Most questions asked in a job interview aren't exactly about the one being posed. It's more about how well you answer the question and what your answer means below the surface.

When an employer asks a interviewee to "tell me about yourself," it's not just a chance for the potential new hire to talk about their hobbies, dreams and life goals; it's an opportunity to show the employer you have aspirations in line with the company's goals and that you can clearly and concisely communicate an idea.

This is where having a thoroughly researched and well-rehearsed personal statement is vital. Think of it less like a personal statement of facts and more like an elevator pitch for yourself.

But like any other elevator pitch, you have only the length of the elevator ride to get to your point, grab their attention and -- most importantly -- get lodged into their memory, whomever they might be.

This means you have about 30 seconds to become instantly memorable and appear capable in the eyes of a total stranger. But that's OK because the interviewer is looking for someone to impress them with just such a statement.

Like any sales pitch, you want to be able to describe what you're selling (in this case, it's yourself). You want to describe your background and education, what jobs you've held and what you're interested in doing now.

Start with writing it down, listing all the things you think are the most important in those three areas. Don't worry about writing too much at first. The next step is cutting things out, getting to the most important aspects of your pitch and trimming the whole thing down to a tight 30 seconds.
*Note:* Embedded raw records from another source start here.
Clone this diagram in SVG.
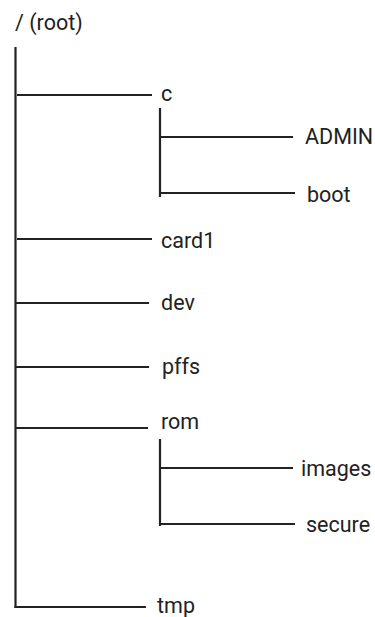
<svg xmlns="http://www.w3.org/2000/svg" width="375" height="617" viewBox="0 0 375 617">
<style>
.t{font-family:Roboto,"Liberation Sans",sans-serif;font-size:21.5px;fill:#222}
.c line{stroke:#222;stroke-width:2.2;stroke-linecap:butt}
</style>
<rect width="375" height="617" fill="#fff"/>
<g class="c" id="connectors">
<line x1="15.5" y1="47" x2="15.5" y2="608"/>
<line x1="17" y1="95" x2="152" y2="95"/>
<line x1="160" y1="108" x2="160" y2="197"/>
<line x1="160" y1="137" x2="293" y2="137"/>
<line x1="160" y1="193" x2="295" y2="193"/>
<line x1="17" y1="239" x2="152" y2="239"/>
<line x1="15" y1="303" x2="149" y2="303"/>
<line x1="15" y1="367" x2="149" y2="367"/>
<line x1="15" y1="428" x2="148" y2="428"/>
<line x1="160" y1="439" x2="160" y2="526"/>
<line x1="160" y1="468" x2="293" y2="468"/>
<line x1="160" y1="524" x2="295" y2="524"/>
<line x1="14.5" y1="607" x2="146" y2="607"/>
</g>
<g id="root"><text class="t" x="15" y="30">/ (root)</text></g>
<g id="c"><text class="t" x="161" y="100.5">c</text></g>
<g id="admin"><text class="t" x="305" y="144">ADMIN</text></g>
<g id="boot"><text class="t" x="307" y="201.5">boot</text></g>
<g id="card1"><text class="t" x="161" y="248">card1</text></g>
<g id="dev"><text class="t" x="161" y="310">dev</text></g>
<g id="pffs"><text class="t" x="162" y="374">pffs</text></g>
<g id="rom"><text class="t" x="161" y="429">rom</text></g>
<g id="images"><text class="t" x="301" y="476">images</text></g>
<g id="secure"><text class="t" x="306" y="532">secure</text></g>
<g id="tmp"><text class="t" x="157" y="613">tmp</text></g>
</svg>
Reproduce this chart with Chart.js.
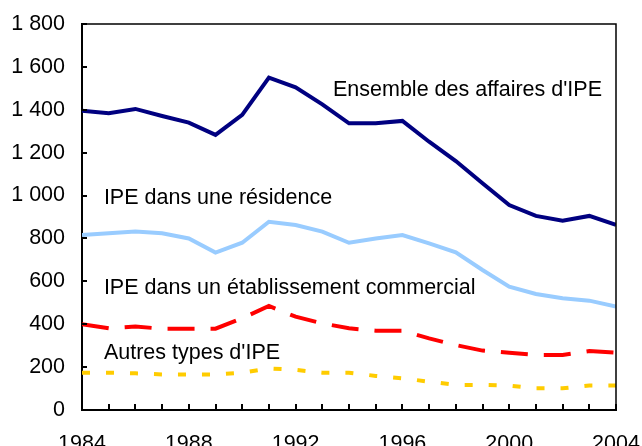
<!DOCTYPE html>
<html>
<head>
<meta charset="utf-8">
<script src="https://cdn.jsdelivr.net/npm/chart.js@4"></script>
<style>
  html, body { margin: 0; padding: 0; background: #fff; }
  #wrap { width: 642px; height: 446px; }
</style>
</head>
<body>
<div id="wrap"><canvas id="myChart" width="642" height="446"></canvas></div>
<script>
// years on the x axis
var years = [1984, 1985, 1986, 1987, 1988, 1989, 1990, 1991, 1992, 1993, 1994,
             1995, 1996, 1997, 1998, 1999, 2000, 2001, 2002, 2003, 2004];

var ensemble = [1395, 1384, 1404, 1371, 1340, 1283, 1376, 1550, 1505, 1425, 1337,
                1337, 1348, 1251, 1161, 1057, 956, 905, 883, 905, 863];
var residence = [816, 824, 832, 824, 800, 734, 780, 878, 863, 832, 780,
                 800, 816, 777, 735, 653, 575, 541, 521, 510, 482];
var commercial = [400, 381, 389, 379, 379, 379, 428, 485, 435, 404, 381,
                  370, 370, 334, 303, 277, 267, 257, 257, 275, 267];
var autres = [174, 174, 171, 166, 166, 166, 174, 194, 187, 174, 174,
              159, 148, 132, 117, 117, 114, 101, 101, 114, 114];

var seriesNames = ["Ensemble des affaires d'IPE", "IPE dans une résidence",
                   "IPE dans un établissement commercial", "Autres types d'IPE"];
// where each series name is written (year, value)
var labelYears = [1993.4, 1984.82, 1984.82, 1984.82];
var labelValues = [1493, 989, 569, 266];

var yTicks = [0, 200, 400, 600, 800, 1000, 1200, 1400, 1600, 1800];

function pts(vals) {
    return vals.map(function(v, i) { return { x: years[i], y: v }; });
}

function fmt(v) {
    return String(v).replace(/\B(?=(\d{3})+(?!\d))/g, ' ');
}

var FONT = "'Liberation Sans', Arial, sans-serif";

// series names + inside tick marks
var extras = {
    id: 'extras',
    afterDraw: function(chart) {
        var c = chart.ctx, xs = chart.scales.x, ys = chart.scales.y;
        var a = chart.chartArea;
        c.save();
        c.strokeStyle = '#000';
        c.lineWidth = 2;
        c.beginPath();
        years.forEach(function(yr) {
            var px = Math.round(xs.getPixelForValue(yr));
            c.moveTo(px, a.bottom);
            c.lineTo(px, a.bottom - 6);
        });
        yTicks.forEach(function(v) {
            var py = Math.round(ys.getPixelForValue(v));
            c.moveTo(a.left, py);
            c.lineTo(a.left + 5, py);
        });
        c.stroke();
        c.lineWidth = 1.5;
        c.beginPath();
        c.moveTo(a.left, a.top);
        c.lineTo(a.right, a.top);
        c.lineTo(a.right, a.bottom);
        c.stroke();

        c.fillStyle = '#000';
        c.font = '21.5px ' + FONT;
        c.textAlign = 'left';
        c.textBaseline = 'middle';
        seriesNames.forEach(function(name, i) {
            c.fillText(name, xs.getPixelForValue(labelYears[i]), ys.getPixelForValue(labelValues[i]));
        });
        c.restore();
    }
};

var ctx = document.getElementById('myChart').getContext('2d');
var myChart = new Chart(ctx, {
    type: 'line',
    data: {
        datasets: [{
            label: seriesNames[0],
            data: pts(ensemble),
            borderColor: '#000080',
            borderWidth: 4
        }, {
            label: seriesNames[1],
            data: pts(residence),
            borderColor: '#99CCFF',
            borderWidth: 4
        }, {
            label: seriesNames[2],
            data: pts(commercial),
            borderColor: '#FF0000',
            borderWidth: 4,
            borderDash: [27, 16]
        }, {
            label: seriesNames[3],
            data: pts(autres),
            borderColor: '#FFCC00',
            borderWidth: 4,
            borderDash: [8, 16]
        }]
    },
    plugins: [extras],
    options: {
        responsive: false,
        animation: false,
        layout: { padding: { left: 0, top: 24, right: 26, bottom: 0 } },
        elements: {
            point: { radius: 0 },
            line: { tension: 0, borderCapStyle: 'butt', borderJoinStyle: 'miter' }
        },
        plugins: {
            legend: { display: false },
            tooltip: { enabled: false }
        },
        scales: {
            x: {
                type: 'linear',
                min: 1984,
                max: 2004,
                afterFit: function(s) {
                    s.height = 36;
                    s.paddingLeft = 0;
                    s.paddingRight = 0;
                },
                afterBuildTicks: function(s) {
                    s.ticks = years.filter(function(y) { return (y - 1984) % 4 === 0; })
                        .map(function(y) { return { value: y }; });
                },
                grid: { display: false, drawTicks: false },
                border: { display: true, color: '#000', width: 2 },
                ticks: {
                    color: '#000',
                    font: { family: FONT, size: 21.5 },
                    padding: 21,
                    maxRotation: 0,
                    autoSkip: false,
                    callback: function(v) { return String(v); }
                }
            },
            y: {
                min: 0,
                max: 1800,
                afterFit: function(s) {
                    s.width = 82;
                    s.paddingTop = 0;
                    s.paddingBottom = 0;
                },
                afterBuildTicks: function(s) {
                    s.ticks = yTicks.map(function(v) { return { value: v }; });
                },
                grid: { display: false, drawTicks: false },
                border: { display: true, color: '#000', width: 2 },
                ticks: {
                    color: '#000',
                    font: { family: FONT, size: 21.5 },
                    padding: 17,
                    callback: function(v) { return fmt(v); }
                }
            }
        }
    }
});
</script>
</body>
</html>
The first area involves your education and training. For veterans in a skilled trade, this is an important area because many skilled labor jobs require licenses and certificates. For unskilled labor or other career fields, this is where you'd list degrees and other training.

If you've been out of the military for a few years, have a lot of work history and aren't trying to get a job that requires a master's-level education, you might just briefly mention that you have a degree and where it's from, then go right into detailing your work history. Anyone with less than five years of work experience should definitely take the time to detail their education.

The second area will take up the bulk of the time in the pitch. Choose work history that has the most relevance to the job you want and list it here. Be advised: This is the area where everyone is most likely to stumble, fumble and ramble on. Think sharp as you navigate your work history.

Finally, write out your future goals and what you're interested in now. This is also not the time to fumble around, unsure of what you want. Choose an aspiration that is in line with the company's goals, one the employer will see as mutually beneficial. Employers know that an employee whose personal and professional goals are aligned will work harder and be more loyal than someone taking a job just for the money.

When you have all these ideas down, get rid of most of them by considering whether they're relevant to the job or employer you're trying to pitch to. Parts 1 and 3 should be about one sentence long; Part 2 should be three sentences long. When you read them aloud, do so conversationally and time yourself. Practice makes perfect.

It should take about 30 seconds to read your statement without going too fast or too slow. Memorize it and practice reading it calmly and conversationally to a loved one. Carefully consider their feedback if they offer some; it may mean the difference between success or failure.

And don't be too proud to cut things out. You may have time to detail them later.